Some warn that a multiple-international-currency system would be dangerously unstable. With dollars, euros and (eventually) renminbi all being substitutes for one another, their exchange rates will become dangerously volatile. Substitutability will create the temptation to shift erratically between them. Even a limited loss of confidence in the policies of one of the reserve-currency countries could cause central banks to rush out of its currency, aggravating financial difficulties in the problem country. The consequences for other reserve-issuing countries, which will see their currencies appreciate sharply, will be equally undesirable. A multiple-reserve-currency system, it is argued, would be an engine of instability.
This view is based on a mischaracterization of the behavior of central bank reserve managers. Reserve managers do not seek to maximize the return on their reserve portfolios in the manner of hedge-fund managers. They do not have the high-powered financial incentives of hedge fund managers – reserve managers are not compensated on a 2+20 scheme. They have less incentive to sell a currency simply because everyone else is selling. They can adopt a longer horizon because, unlike private fund managers, they do not have to satisfy impatient investors.

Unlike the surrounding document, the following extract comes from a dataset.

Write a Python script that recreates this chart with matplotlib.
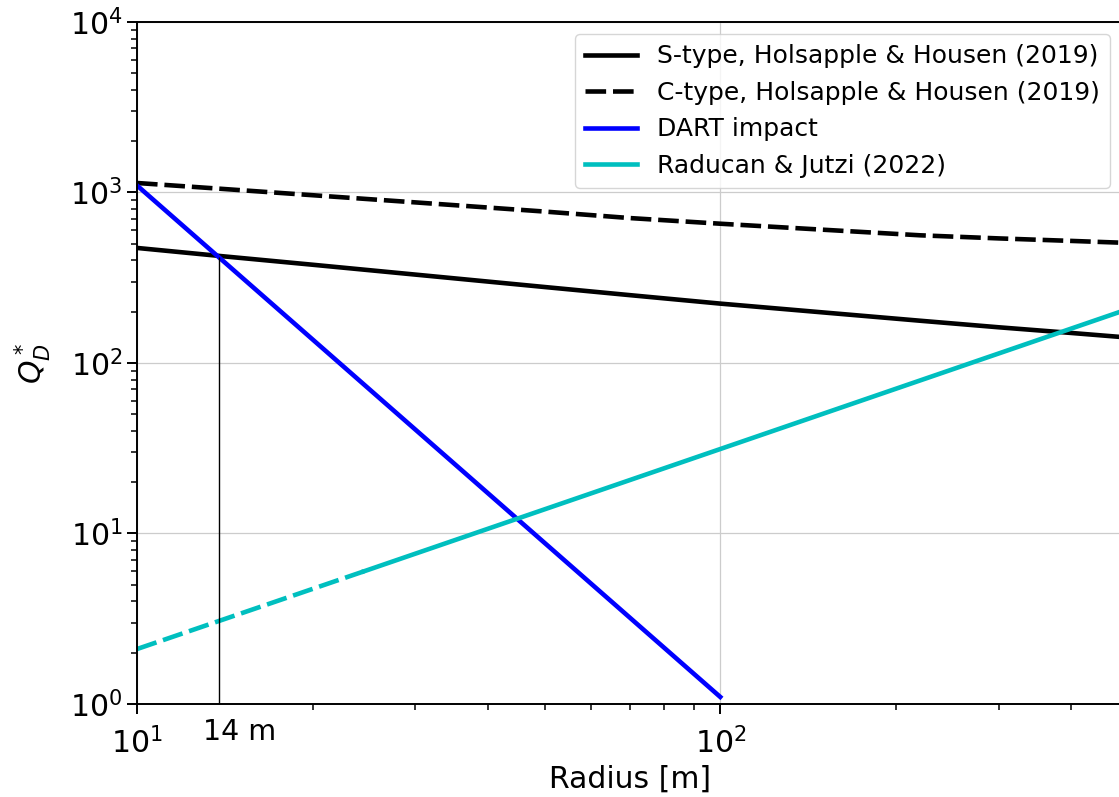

They do not have to exceed their previous high-water mark in order to draw a paycheck.
What can be done, in terms of policy, to stabilize a multiple international currency system? Sound and stable policies on the part of the reserve-issuing countries would be the most important contribution. Chronic budget deficits, lax supervision and regulation of financial markets and institutions, and bubble-denying monetary policies could set the system up for a painful fall. An International Monetary Fund that refuses to pull its punches and exercises firm surveillance of large-country policies would help to prevent this.